Waltzing Matilda with a swag, Part 7 – Navigation and Direction-finding

Swagmen often didn’t need to navigate “properly” since they followed tracks and roads the bulk of the time. In unfamiliar areas they relied upon directions from other swaggies and from station workers and other locals they might run into and stop to yarn with along the way. In some areas the roads were little more than kangaroo or cattle pads so the swaggie usually had a working knowledge of direction-finding via the sun and the stars as well as other natural cues.

The swag-carrying bushwalkers such as those from the Mountain Trails Club who swagged their way for weeks on end through the dense, trackless expanse of what is now the Blue Mountains National Park, needed to know how to use the map and compass, but since theirs were often the first European feet to set foot on much of the country they trod and much of it was largely unmapped, they also used the lay of the land to navigate. Some of these old time bushwalkers, such as Myles Dunphy, took the opportunity to actually map some of these areas.

Presented here are just a few of the more common methods used by bushmen to find their way in years gone by. For a more comprehensive look at bushman’s navigation lore, see my forthcoming book On the Wallaby Track: A Swagman’s Handbook


The sun was the most commonly-used direction-finding aid for those travelling without a compass. Since most bushmen carried a pocket watch, it could be used to find north in exactly the same way we today might use our analogue wristwatch. The 12 was pointed at the sun and halfway between the 12 and the hour hand is true north. This method can be inaccurate in far northern Australia where the sun can be directly overhead and can even be to the south during the wet season.

Finding true north in the Southern Hemisphere using a pocket watch and the sun.

The sun rises in an easterly direction and sets in a westerly direction regardless of where you are in the world, however in Australia it rises/sets generally southeasterly/southwesterly in Summer, or generally northeasterly/northwesterly in Winter.


Like the sun, the moon rises/sets in a generally easterly/westerly direction. For more precision, keep in mind that the moon’s orbit makes it appear generally opposite the sun from the perspective of an earthbound observer.

When the moon is in a “crescent” state, it can be used to find the general direction of north in the southern hemisphere. Simply draw an imaginary line through both of the points of the crescent and continue the imaginary line down to the horizon. Where the line intersects the horizon is (usually) true north. For more details as well as a diagram of this method, see http://www.naturalnavigator.com/find-your-way-using/moon


In the southern latitudes of Australia the Southern Cross (constellation Crux) method was used to find south. There are several methods for finding the South Celestial Pole using the Southern Cross, but the most common, shown below, uses both the Southern Cross and the two pointer stars.

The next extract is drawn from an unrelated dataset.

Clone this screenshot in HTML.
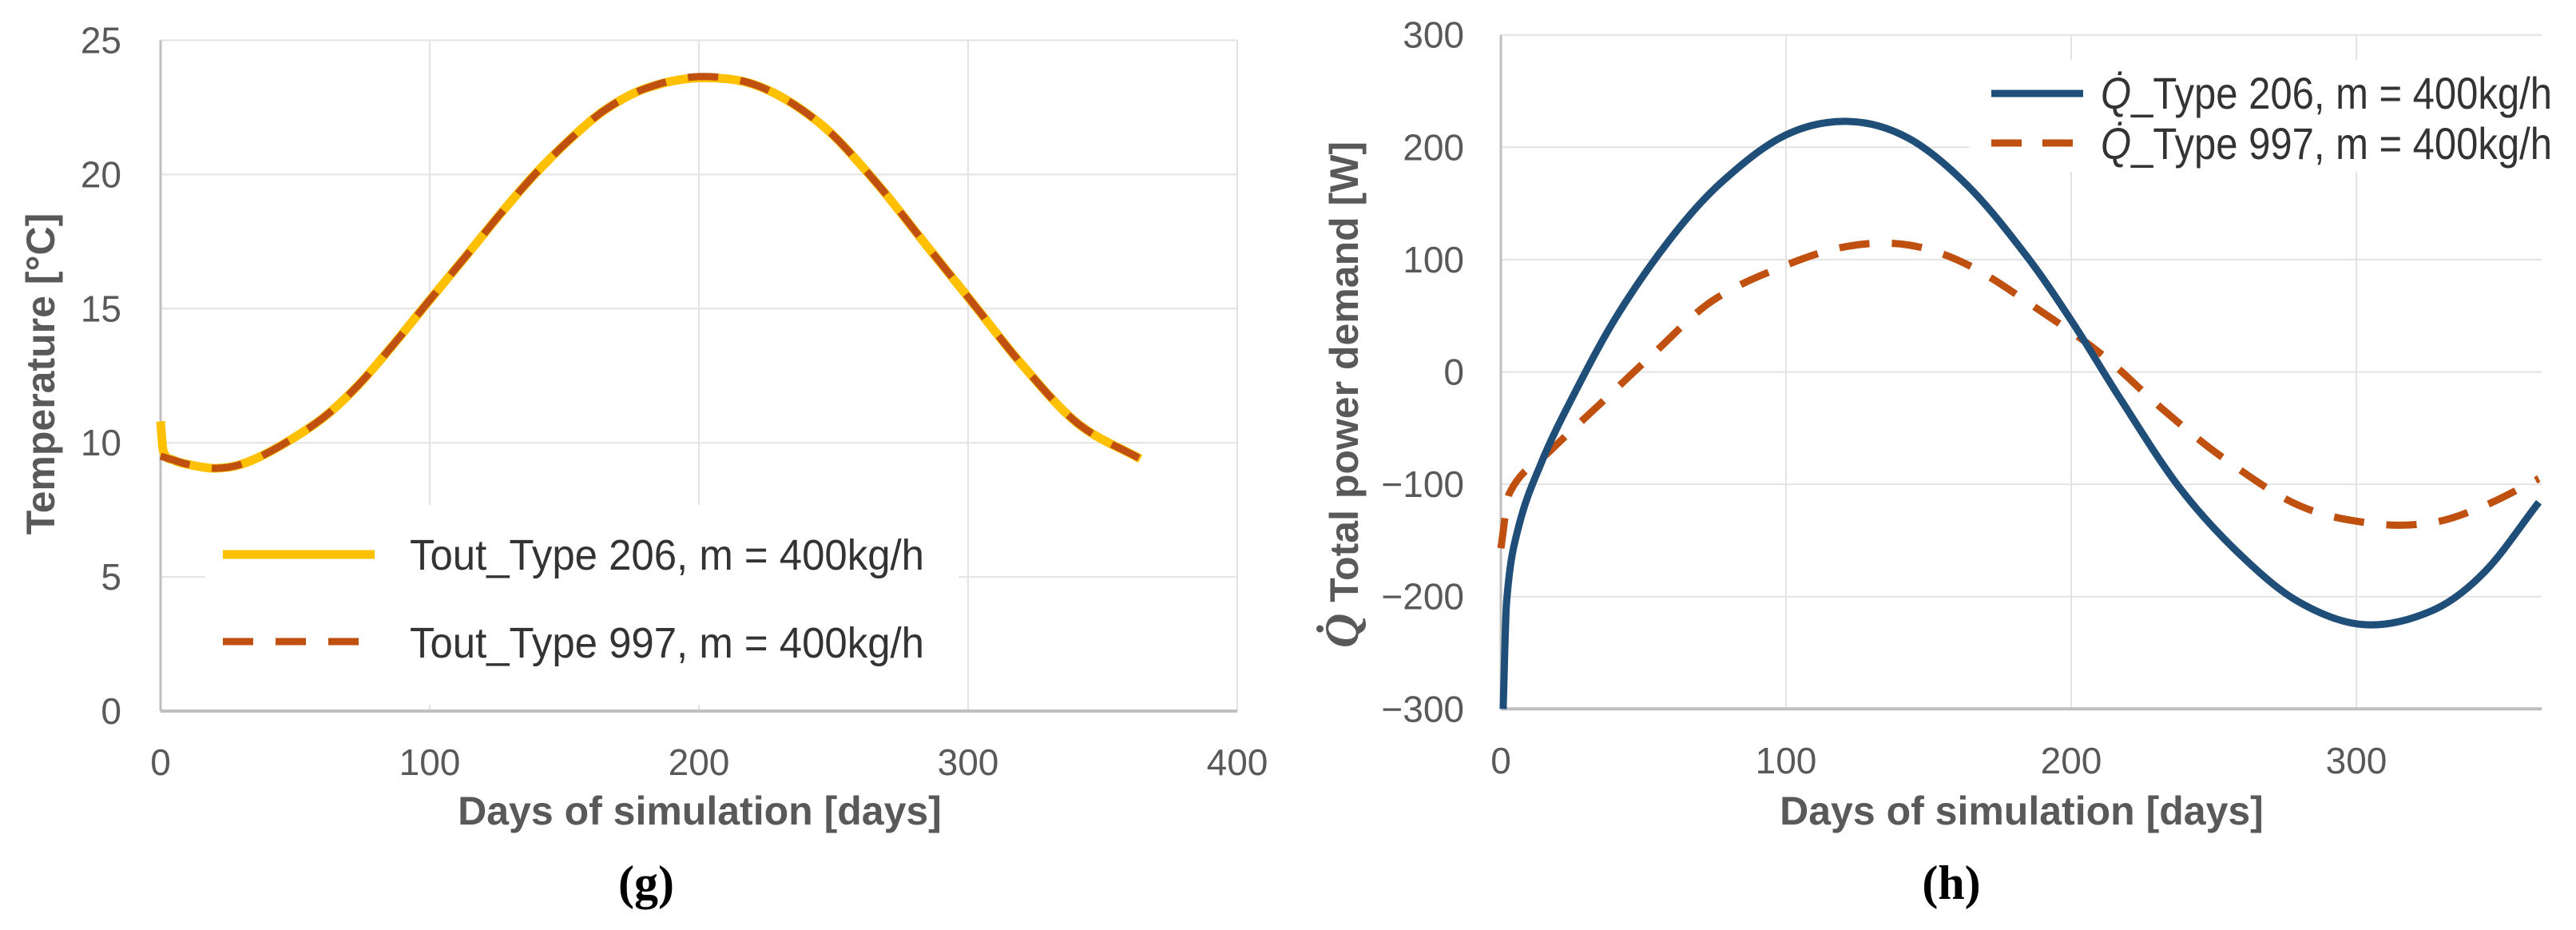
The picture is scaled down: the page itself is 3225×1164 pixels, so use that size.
<!DOCTYPE html>
<html><head><meta charset="utf-8"><style>
html,body{margin:0;padding:0;background:#fff;}
svg{display:block;}
text{font-family:"Liberation Sans",sans-serif;fill:#595959;}
.tick{font-size:46px;}
.title{font-size:50px;font-weight:bold;font-family:"Liberation Sans",sans-serif;}
.leg{font-size:54px;fill:#333;}
.legh{font-size:56px;fill:#333;}
.cap{font-family:"Liberation Serif",serif;font-size:60px;font-weight:bold;fill:#000;}
</style></head><body>
<svg id="c" width="3225" height="1164" viewBox="0 0 3225 1164"></svg>
<script>
// ---- Chart g data ----
const gTicksX = [0,100,200,300,400];
const gTicksY = [0,5,10,15,20,25];
const gDays206 = [0,1,5,10,20,30,43,60,73,86,99,113,126,139,152,165,180,200,222,245,265,285,301,321,341,364];
const gTemp206 = [10.8,9.7,9.35,9.2,9.05,9.2,9.8,10.9,12.1,13.6,15.2,16.9,18.5,20.0,21.3,22.4,23.2,23.6,23.3,21.9,19.8,17.3,15.3,12.8,10.7,9.4];
const gDays997 = [0,5,10,20,30,43,60,73,86,99,113,126,139,152,165,180,200,222,245,265,285,301,321,341,364];
const gTemp997 = [9.5,9.35,9.2,9.05,9.2,9.8,10.9,12.1,13.6,15.2,16.9,18.5,20.0,21.3,22.4,23.2,23.65,23.3,21.9,19.8,17.3,15.3,12.8,10.7,9.4];
// ---- Chart h data ----
const hTicksX = [0,100,200,300];
const hTicksY = [-300,-200,-100,0,100,200,300];
const hDays206 = [0.8,2,6,14,24,40,59,77,100,122,143,164,185,201,217,238,259,280,303,327,345,364];
const hQ206 = [-300,-205,-140,-82,-28,47,117,168,211,223,208,165,101,42,-23,-103,-162,-205,-225,-212,-178,-116];
const hDays997 = [0,3,17,35,53,74,100,122,143,164,190,211,232,253,280,306,327,345,364];
const hQ997 = [-157,-108,-71,-28,15,63,95,112,113,95,53,15,-33,-76,-119,-135,-134,-119,-95];

const NS="http://www.w3.org/2000/svg";
const svg=document.getElementById('c');
function mk(tag,attrs,parent){const e=document.createElementNS(NS,tag);for(const k in attrs)e.setAttribute(k,attrs[k]);(parent||svg).appendChild(e);return e;}
function smooth(pts){
  const n=pts.length, m=[];
  for(let i=0;i<n;i++){const a=pts[Math.max(0,i-1)],b=pts[Math.min(n-1,i+1)];m.push((b[1]-a[1])/(b[0]-a[0]));}
  let d=`M${pts[0][0]},${pts[0][1]}`;
  for(let i=0;i<n-1;i++){const p1=pts[i],p2=pts[i+1],dx=(p2[0]-p1[0])/3;
    d+=`C${p1[0]+dx},${p1[1]+m[i]*dx} ${p2[0]-dx},${p2[1]-m[i+1]*dx} ${p2[0]},${p2[1]}`;}
  return d;}

// ===== Chart g =====
const gx=v=>201+v*3.37, gy=v=>890-v*33.58;
gTicksY.forEach(t=>{if(t>0){const l=mk('line',{x1:gx(0),x2:gx(400),y1:gy(t),y2:gy(t),stroke:'#e3e3e3','stroke-width':2});}
 const tx=mk('text',{x:152,y:gy(t)+16,'text-anchor':'end',class:'tick'});tx.textContent=t;});
gTicksX.forEach(t=>{if(t>0){const l=mk('line',{x1:gx(t),x2:gx(t),y1:gy(25),y2:gy(0),stroke:'#e3e3e3','stroke-width':2});}
 const tx=mk('text',{x:gx(t),y:970,'text-anchor':'middle',class:'tick'});tx.textContent=t;});
let a=mk('line',{x1:gx(0),x2:gx(400),y1:gy(0),y2:gy(0),stroke:'#bfbfbf','stroke-width':4});
a=mk('line',{x1:gx(0),x2:gx(0),y1:gy(25),y2:gy(0),stroke:'#bfbfbf','stroke-width':3});
let p=mk('path',{d:smooth(gDays206.map((d,i)=>[gx(d),gy(gTemp206[i])])),fill:'none',stroke:'#FFC000','stroke-width':11,'stroke-linejoin':'round'});

p=mk('path',{d:smooth(gDays997.map((d,i)=>[gx(d),gy(gTemp997[i])])),fill:'none',stroke:'#C0500F','stroke-width':9,'stroke-dasharray':'38 28'});

let lg=mk('g',{});
mk('rect',{x:257,y:632,width:943,height:250,fill:'#fff'},lg);
mk('line',{x1:279,x2:469,y1:694,y2:694,stroke:'#FFC000','stroke-width':11},lg);
mk('line',{x1:279,x2:469,y1:803,y2:803,stroke:'#C0500F','stroke-width':9,'stroke-dasharray':'38 28'},lg);
let t=mk('text',{x:513,y:713,class:'leg',textLength:644,lengthAdjust:'spacingAndGlyphs'},lg);t.textContent='Tout_Type 206, m = 400kg/h';
t=mk('text',{x:513,y:823,class:'leg',textLength:644,lengthAdjust:'spacingAndGlyphs'},lg);t.textContent='Tout_Type 997, m = 400kg/h';
t=mk('text',{x:876,y:1032,'text-anchor':'middle',class:'title'});t.textContent='Days of simulation [days]';
t=mk('text',{x:0,y:0,'text-anchor':'middle',class:'title',transform:'translate(68,468) rotate(-90)'});t.textContent='Temperature [°C]';
t=mk('text',{x:809,y:1125,'text-anchor':'middle',class:'cap'});t.textContent='(g)';

// ===== Chart h =====
const hx=v=>1879+v*3.57, hy=v=>465.5-v*1.406;
const hRight=hx(365);
hTicksY.forEach(v=>{if(v>-300){const l=mk('line',{x1:hx(0),x2:hRight,y1:hy(v),y2:hy(v),stroke:'#e3e3e3','stroke-width':2});}
 const tx=mk('text',{x:1833,y:hy(v)+16,'text-anchor':'end',class:'tick'});tx.textContent=(v<0?'\u2212':'')+Math.abs(v);});
hTicksX.forEach(v=>{if(v>0){const l=mk('line',{x1:hx(v),x2:hx(v),y1:hy(300),y2:hy(-300),stroke:'#e3e3e3','stroke-width':2});}
 const tx=mk('text',{x:hx(v),y:968,'text-anchor':'middle',class:'tick'});tx.textContent=v;});
a=mk('line',{x1:hx(0),x2:hRight,y1:hy(-300),y2:hy(-300),stroke:'#bfbfbf','stroke-width':4});
a=mk('line',{x1:hx(0),x2:hx(0),y1:hy(300),y2:hy(-300),stroke:'#bfbfbf','stroke-width':3});
p=mk('path',{d:smooth(hDays997.map((d,i)=>[hx(d),hy(hQ997[i])])),fill:'none',stroke:'#C0500F','stroke-width':9,'stroke-dasharray':'38 28'});

p=mk('path',{d:smooth(hDays206.map((d,i)=>[hx(d),hy(hQ206[i])])),fill:'none',stroke:'#1F4E79','stroke-width':9});

lg=mk('g',{});
mk('rect',{x:2465,y:75,width:760,height:140,fill:'#fff'},lg);
mk('line',{x1:2493,x2:2608,y1:117,y2:117,stroke:'#1F4E79','stroke-width':9},lg);
mk('line',{x1:2493,x2:2608,y1:179,y2:179,stroke:'#C0500F','stroke-width':9,'stroke-dasharray':'38 26'},lg);
t=mk('text',{x:2630,y:136,class:'legh',textLength:565,lengthAdjust:'spacingAndGlyphs'},lg);t.innerHTML='<tspan font-style="italic">Q\u0307</tspan>_Type 206, m = 400kg/h';
t=mk('text',{x:2630,y:199,class:'legh',textLength:565,lengthAdjust:'spacingAndGlyphs'},lg);t.innerHTML='<tspan font-style="italic">Q\u0307</tspan>_Type 997, m = 400kg/h';
t=mk('text',{x:2531,y:1032,'text-anchor':'middle',class:'title'});t.textContent='Days of simulation [days]';
t=mk('text',{x:0,y:0,'text-anchor':'middle',class:'title',transform:'translate(1700,494) rotate(-90)'});t.innerHTML='<tspan font-family="Liberation Serif" font-style="italic" font-size="60">Q\u0307</tspan>  Total power demand [W]';
t=mk('text',{x:2443,y:1125,'text-anchor':'middle',class:'cap'});t.textContent='(h)';
</script>
</body></html>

Imagine a line connecting the two pointer stars. Halfway along this line, draw another imaginary line at a right angle to it and extend this off into the sky. Draw another imaginary line through the Southern Cross lengthways and also extend it off into the night sky. Where the two lines meet is the South Celestial Pole. Now drop another imaginary line down to the horizon. This is True south.

Prevailing winds.

This method relies upon knowing the direction the wind blows from in a particular area. This can be ascertained by observation practice, or from the vegetation. In sparsely vegetated areas especially, trees will usually bend ever so slightly with the prevailing winds. Air from the south will often be cooler than air from the north and wind often blows in from the ocean during the day and towards it in the evenings. These cues, when combined, provide a generally accurate method of direction-finding as long as you have an idea where the ocean lies and you’re within a couple of hundred kilometres of the coastal strip.


Often, a page torn from an atlas was the only form of map available. Some atlas maps included towns, roadways, major pastoral stations, waterways and borders, but they were large scale and usually didn’t show mountains, vegetation types or other useful features found on proper topographical maps. As with most maps, the top of the map was usually true north, which allowed a rough orientation to the ground using a pocket compass or an improvised compass rose despite the lack of a useful-scaled grid.

Map of New South Wales, Victoria and part of Tasmania from the 1916 edition of the Official Year Book of the Commonwealth of Australia. Torn from a book or atlas, this was the type of printed map most commonly available to swagmen and other bushfolk. Click on the map for full size.


A Hunter-cased pocket compass with a printed paper Royal Geographical Society pattern card as used between the 1870s and the 1920s. Don’t get this one wet.

A pocket compass, while nowhere near as precise as a proper prismatic surveyor’s or military compass, was accurate enough for general direction-finding. In use, the compass is opened out flat and a sightline is taken to a distant landmark with the direction on the dial noted. The line of march is noted and while walking, the compass is used as a guide to stay on a relatively straight track.